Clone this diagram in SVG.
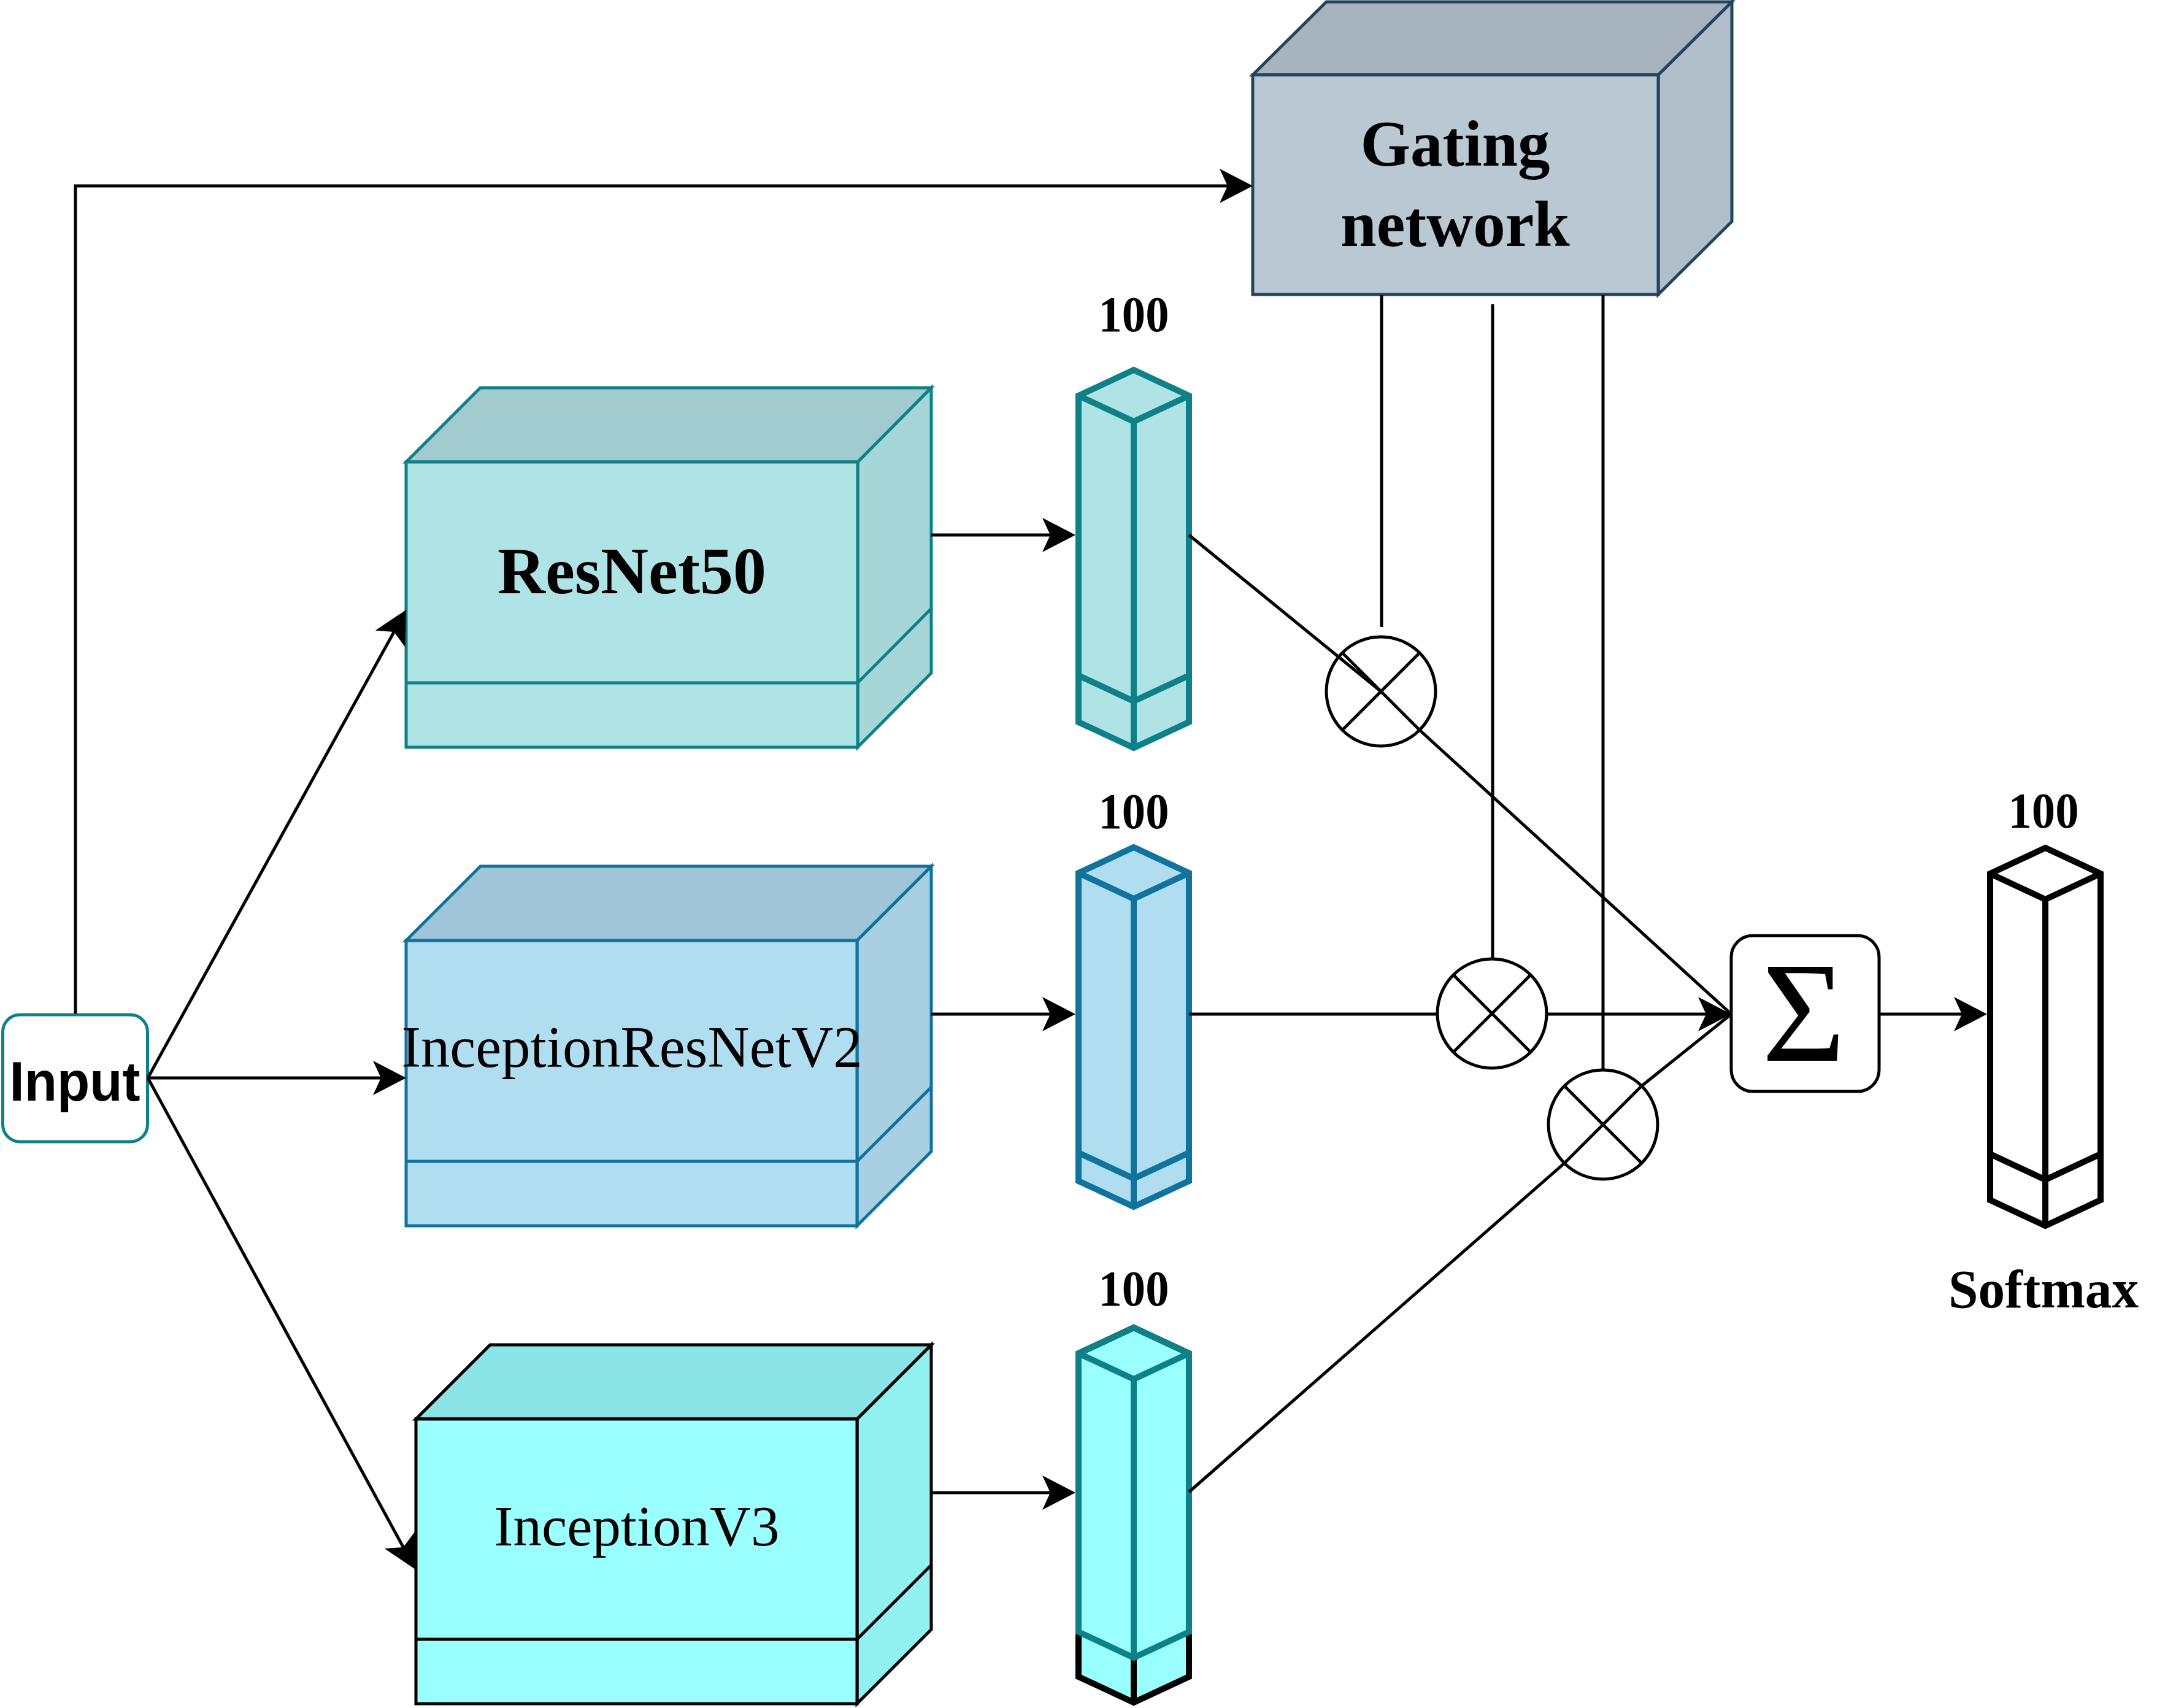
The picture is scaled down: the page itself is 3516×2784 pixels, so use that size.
<svg xmlns="http://www.w3.org/2000/svg" width="3516" height="2784" viewBox="0 0 3516 2784">
<style>
.ln{fill:none;stroke:#000;stroke-width:5}
.arr{marker-end:url(#ah)}
.c1{stroke:#0e8088;stroke-width:5;stroke-linejoin:miter}
.c2{stroke:#10739e;stroke-width:5;stroke-linejoin:miter}
.c3{stroke:#000;stroke-width:5;stroke-linejoin:miter}
.cg{stroke:#23445d;stroke-width:5;stroke-linejoin:miter}
.nf{fill:none}
.ser{font-family:"Liberation Serif","Times New Roman",serif;fill:#000;text-anchor:middle}
.b{font-weight:bold}
.pr{stroke-width:10;stroke-linejoin:miter}
.mul{fill:#fff;stroke:#000;stroke-width:5}
</style>
<defs>
<marker id="ah" markerUnits="userSpaceOnUse" viewBox="0 0 54 56" markerWidth="54" markerHeight="56" refX="44" refY="28" orient="auto">
<path d="M0,0 L54,28 L0,56 L13,28 Z" fill="#000"/>
</marker>
</defs>
<rect width="3516" height="2784" fill="#fff"/>

<g id="gating">
<polygon class="cg" points="2703,480 2823,361 2823,3 2703,122" fill="#b1bfca"/>
<polygon class="cg" points="2042,122 2162,3 2823,3 2703,122" fill="#a7b4be"/>
<rect class="cg" x="2042" y="122" width="661" height="358" fill="#bac8d3"/>
<text class="ser b" x="2372" y="270" font-size="105">Gating</text>
<text class="ser b" x="2372" y="401" font-size="105">network</text>
</g>

<g id="resnet50">
<polygon class="c1" points="1398,753 1518,632 1518,1097 1398,1218" fill="#a7d6d9"/>
<polygon class="c1" points="662,753 783,632 1518,632 1398,753" fill="#a1cbcf"/>
<rect class="c1" x="662" y="753" width="736" height="465" fill="#b0e3e6"/>
<path class="c1 nf" d="M662,1113 H1398 L1518,992"/>
<text class="ser b" x="1030" y="967" font-size="108">ResNet50</text>
</g>

<g id="inceptionresnetv2">
<polygon class="c2" points="1397,1533 1518,1412 1518,1877 1397,1998" fill="#a8d0e2"/>
<polygon class="c2" points="662,1533 783,1412 1518,1412 1397,1533" fill="#a0c5d8"/>
<rect class="c2" x="662" y="1533" width="735" height="465" fill="#b1ddf0"/>
<path class="c2 nf" d="M662,1893 H1397 L1518,1772"/>
<text class="ser" x="1030" y="1739" font-size="95" textLength="751" lengthAdjust="spacingAndGlyphs">InceptionResNetV2</text>
</g>

<g id="inceptionv3">
<polygon class="c3" points="1397,2313 1518,2192 1518,2656 1397,2777" fill="#91f1f1"/>
<polygon class="c3" points="678,2313 799,2192 1518,2192 1397,2313" fill="#8ae4e5"/>
<rect class="c3" x="678" y="2313" width="719" height="464" fill="#99ffff"/>
<path class="c3 nf" d="M678,2672 H1397 L1518,2551"/>
<text class="ser" x="1038" y="2519" font-size="93">InceptionV3</text>
</g>

<g id="input">
<rect x="4.5" y="1654" width="236" height="207" rx="28" ry="28" fill="#fff" stroke="#0e8088" stroke-width="5"/>
<text x="122" y="1794" font-family="'Liberation Sans',Arial,sans-serif" font-weight="bold" font-size="90" text-anchor="middle" textLength="213" lengthAdjust="spacingAndGlyphs">Input</text>
</g>

<g id="vec1">
<path class="c1 pr" fill="#b0e3e6" d="M1758,645 L1848,603 L1938,645 V1177 L1848,1219 L1758,1177 Z"/>
<path class="c1 pr nf" d="M1758,645 L1848,687 L1938,645 M1848,687 V1219 M1758,1101 L1848,1143 L1938,1101"/>
<text class="ser b" x="1848" y="540" font-size="82" textLength="115" lengthAdjust="spacingAndGlyphs">100</text>
</g>

<g id="vec2">
<path class="c2 pr" fill="#b1ddf0" d="M1758,1423 L1848,1381 L1938,1423 V1925 L1848,1967 L1758,1925 Z"/>
<path class="c2 pr nf" d="M1758,1423 L1848,1465 L1938,1423 M1848,1465 V1967 M1758,1879 L1848,1921 L1938,1879"/>
<text class="ser b" x="1848" y="1350" font-size="82" textLength="115" lengthAdjust="spacingAndGlyphs">100</text>
</g>

<g id="vec3">
<path class="pr" fill="#99ffff" stroke="#000" d="M1758,2206 L1848,2164 L1938,2206 V2733 L1848,2775 L1758,2733 Z"/>
<path class="pr nf" stroke="#000" d="M1848,2702 V2775"/>
<path class="c1 pr nf" d="M1758,2664 V2206 L1848,2164 L1938,2206 V2664 M1758,2206 L1848,2248 L1938,2206 M1848,2248 V2702 M1758,2660 L1848,2702 L1938,2660"/>
<text class="ser b" x="1848" y="2128" font-size="82" textLength="115" lengthAdjust="spacingAndGlyphs">100</text>
</g>

<g id="softmax">
<path class="pr" fill="#fff" stroke="#000" d="M3244,1424 L3334,1382 L3424,1424 V1956 L3334,1998 L3244,1956 Z"/>
<path class="pr nf" stroke="#000" d="M3244,1424 L3334,1466 L3424,1424 M3334,1466 V1998 M3244,1881 L3334,1923 L3424,1881"/>
<text class="ser b" x="3331" y="1349" font-size="82" textLength="115" lengthAdjust="spacingAndGlyphs">100</text>
<text class="ser b" x="3331" y="2131" font-size="88" textLength="310" lengthAdjust="spacingAndGlyphs">Softmax</text>
</g>

<g id="mult1">
<circle class="mul" cx="2251" cy="1127" r="89"/>
<path class="ln" d="M2188,1064 L2314,1190 M2314,1064 L2188,1190"/>
</g>
<g id="mult2">
<circle class="mul" cx="2432" cy="1652" r="89"/>
<path class="ln" d="M2369,1589 L2495,1715 M2495,1589 L2369,1715"/>
</g>
<g id="mult3">
<circle class="mul" cx="2613" cy="1833" r="89"/>
<path class="ln" d="M2550,1770 L2676,1896 M2676,1770 L2550,1896"/>
</g>

<g id="sum">
<rect x="2822" y="1525" width="241" height="254" rx="35" ry="35" fill="#fff" stroke="#000" stroke-width="5"/>
<text class="ser" x="2940" y="1729" font-size="234">Σ</text>
</g>

<g id="connectors">
<path class="ln arr" d="M123,1652 V303 H2032"/>
<path class="ln arr" d="M241,1757 L657.2,1002.8"/>
<path class="ln arr" d="M241,1757 H652"/>
<path class="ln arr" d="M241,1757 L672.2,2549.2"/>
<path class="ln arr" d="M1518,872 H1743"/>
<path class="ln arr" d="M1518,1653 H1743"/>
<path class="ln arr" d="M1518,2433 H1743"/>
<path class="ln" d="M2252,481 V1022"/>
<path class="ln" d="M2433,496 V1563"/>
<path class="ln" d="M2613,481 V1744"/>
<path class="ln" d="M1938,872 L2251,1127"/>
<path class="ln" d="M2314,1190 L2822,1653"/>
<path class="ln" d="M1938,1653 H2343"/>
<path class="ln arr" d="M2521,1653 H2812"/>
<path class="ln" d="M1938,2432 L2550,1896"/>
<path class="ln" d="M2676,1770 L2822,1653"/>
<path class="ln arr" d="M3063,1653 H3229"/>
</g>
</svg>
#####
## REQUIRED WORK
Make an exact copy of all the material, but keep the pictures out of it.

## FULL ANSWER
Clone this diagram in SVG.
The picture is scaled down: the page itself is 3516×2784 pixels, so use that size.
<svg xmlns="http://www.w3.org/2000/svg" width="3516" height="2784" viewBox="0 0 3516 2784">
<style>
.ln{fill:none;stroke:#000;stroke-width:5}
.arr{marker-end:url(#ah)}
.c1{stroke:#0e8088;stroke-width:5;stroke-linejoin:miter}
.c2{stroke:#10739e;stroke-width:5;stroke-linejoin:miter}
.c3{stroke:#000;stroke-width:5;stroke-linejoin:miter}
.cg{stroke:#23445d;stroke-width:5;stroke-linejoin:miter}
.nf{fill:none}
.ser{font-family:"Liberation Serif","Times New Roman",serif;fill:#000;text-anchor:middle}
.b{font-weight:bold}
.pr{stroke-width:10;stroke-linejoin:miter}
.mul{fill:#fff;stroke:#000;stroke-width:5}
</style>
<defs>
<marker id="ah" markerUnits="userSpaceOnUse" viewBox="0 0 54 56" markerWidth="54" markerHeight="56" refX="44" refY="28" orient="auto">
<path d="M0,0 L54,28 L0,56 L13,28 Z" fill="#000"/>
</marker>
</defs>
<rect width="3516" height="2784" fill="#fff"/>

<g id="gating">
<polygon class="cg" points="2703,480 2823,361 2823,3 2703,122" fill="#b1bfca"/>
<polygon class="cg" points="2042,122 2162,3 2823,3 2703,122" fill="#a7b4be"/>
<rect class="cg" x="2042" y="122" width="661" height="358" fill="#bac8d3"/>
<text class="ser b" x="2372" y="270" font-size="105">Gating</text>
<text class="ser b" x="2372" y="401" font-size="105">network</text>
</g>

<g id="resnet50">
<polygon class="c1" points="1398,753 1518,632 1518,1097 1398,1218" fill="#a7d6d9"/>
<polygon class="c1" points="662,753 783,632 1518,632 1398,753" fill="#a1cbcf"/>
<rect class="c1" x="662" y="753" width="736" height="465" fill="#b0e3e6"/>
<path class="c1 nf" d="M662,1113 H1398 L1518,992"/>
<text class="ser b" x="1030" y="967" font-size="108">ResNet50</text>
</g>

<g id="inceptionresnetv2">
<polygon class="c2" points="1397,1533 1518,1412 1518,1877 1397,1998" fill="#a8d0e2"/>
<polygon class="c2" points="662,1533 783,1412 1518,1412 1397,1533" fill="#a0c5d8"/>
<rect class="c2" x="662" y="1533" width="735" height="465" fill="#b1ddf0"/>
<path class="c2 nf" d="M662,1893 H1397 L1518,1772"/>
<text class="ser" x="1030" y="1739" font-size="95" textLength="751" lengthAdjust="spacingAndGlyphs">InceptionResNetV2</text>
</g>

<g id="inceptionv3">
<polygon class="c3" points="1397,2313 1518,2192 1518,2656 1397,2777" fill="#91f1f1"/>
<polygon class="c3" points="678,2313 799,2192 1518,2192 1397,2313" fill="#8ae4e5"/>
<rect class="c3" x="678" y="2313" width="719" height="464" fill="#99ffff"/>
<path class="c3 nf" d="M678,2672 H1397 L1518,2551"/>
<text class="ser" x="1038" y="2519" font-size="93">InceptionV3</text>
</g>

<g id="input">
<rect x="4.5" y="1654" width="236" height="207" rx="28" ry="28" fill="#fff" stroke="#0e8088" stroke-width="5"/>
<text x="122" y="1794" font-family="'Liberation Sans',Arial,sans-serif" font-weight="bold" font-size="90" text-anchor="middle" textLength="213" lengthAdjust="spacingAndGlyphs">Input</text>
</g>

<g id="vec1">
<path class="c1 pr" fill="#b0e3e6" d="M1758,645 L1848,603 L1938,645 V1177 L1848,1219 L1758,1177 Z"/>
<path class="c1 pr nf" d="M1758,645 L1848,687 L1938,645 M1848,687 V1219 M1758,1101 L1848,1143 L1938,1101"/>
<text class="ser b" x="1848" y="540" font-size="82" textLength="115" lengthAdjust="spacingAndGlyphs">100</text>
</g>

<g id="vec2">
<path class="c2 pr" fill="#b1ddf0" d="M1758,1423 L1848,1381 L1938,1423 V1925 L1848,1967 L1758,1925 Z"/>
<path class="c2 pr nf" d="M1758,1423 L1848,1465 L1938,1423 M1848,1465 V1967 M1758,1879 L1848,1921 L1938,1879"/>
<text class="ser b" x="1848" y="1350" font-size="82" textLength="115" lengthAdjust="spacingAndGlyphs">100</text>
</g>

<g id="vec3">
<path class="pr" fill="#99ffff" stroke="#000" d="M1758,2206 L1848,2164 L1938,2206 V2733 L1848,2775 L1758,2733 Z"/>
<path class="pr nf" stroke="#000" d="M1848,2702 V2775"/>
<path class="c1 pr nf" d="M1758,2664 V2206 L1848,2164 L1938,2206 V2664 M1758,2206 L1848,2248 L1938,2206 M1848,2248 V2702 M1758,2660 L1848,2702 L1938,2660"/>
<text class="ser b" x="1848" y="2128" font-size="82" textLength="115" lengthAdjust="spacingAndGlyphs">100</text>
</g>

<g id="softmax">
<path class="pr" fill="#fff" stroke="#000" d="M3244,1424 L3334,1382 L3424,1424 V1956 L3334,1998 L3244,1956 Z"/>
<path class="pr nf" stroke="#000" d="M3244,1424 L3334,1466 L3424,1424 M3334,1466 V1998 M3244,1881 L3334,1923 L3424,1881"/>
<text class="ser b" x="3331" y="1349" font-size="82" textLength="115" lengthAdjust="spacingAndGlyphs">100</text>
<text class="ser b" x="3331" y="2131" font-size="88" textLength="310" lengthAdjust="spacingAndGlyphs">Softmax</text>
</g>

<g id="mult1">
<circle class="mul" cx="2251" cy="1127" r="89"/>
<path class="ln" d="M2188,1064 L2314,1190 M2314,1064 L2188,1190"/>
</g>
<g id="mult2">
<circle class="mul" cx="2432" cy="1652" r="89"/>
<path class="ln" d="M2369,1589 L2495,1715 M2495,1589 L2369,1715"/>
</g>
<g id="mult3">
<circle class="mul" cx="2613" cy="1833" r="89"/>
<path class="ln" d="M2550,1770 L2676,1896 M2676,1770 L2550,1896"/>
</g>

<g id="sum">
<rect x="2822" y="1525" width="241" height="254" rx="35" ry="35" fill="#fff" stroke="#000" stroke-width="5"/>
<text class="ser" x="2940" y="1729" font-size="234">Σ</text>
</g>

<g id="connectors">
<path class="ln arr" d="M123,1652 V303 H2032"/>
<path class="ln arr" d="M241,1757 L657.2,1002.8"/>
<path class="ln arr" d="M241,1757 H652"/>
<path class="ln arr" d="M241,1757 L672.2,2549.2"/>
<path class="ln arr" d="M1518,872 H1743"/>
<path class="ln arr" d="M1518,1653 H1743"/>
<path class="ln arr" d="M1518,2433 H1743"/>
<path class="ln" d="M2252,481 V1022"/>
<path class="ln" d="M2433,496 V1563"/>
<path class="ln" d="M2613,481 V1744"/>
<path class="ln" d="M1938,872 L2251,1127"/>
<path class="ln" d="M2314,1190 L2822,1653"/>
<path class="ln" d="M1938,1653 H2343"/>
<path class="ln arr" d="M2521,1653 H2812"/>
<path class="ln" d="M1938,2432 L2550,1896"/>
<path class="ln" d="M2676,1770 L2822,1653"/>
<path class="ln arr" d="M3063,1653 H3229"/>
</g>
</svg>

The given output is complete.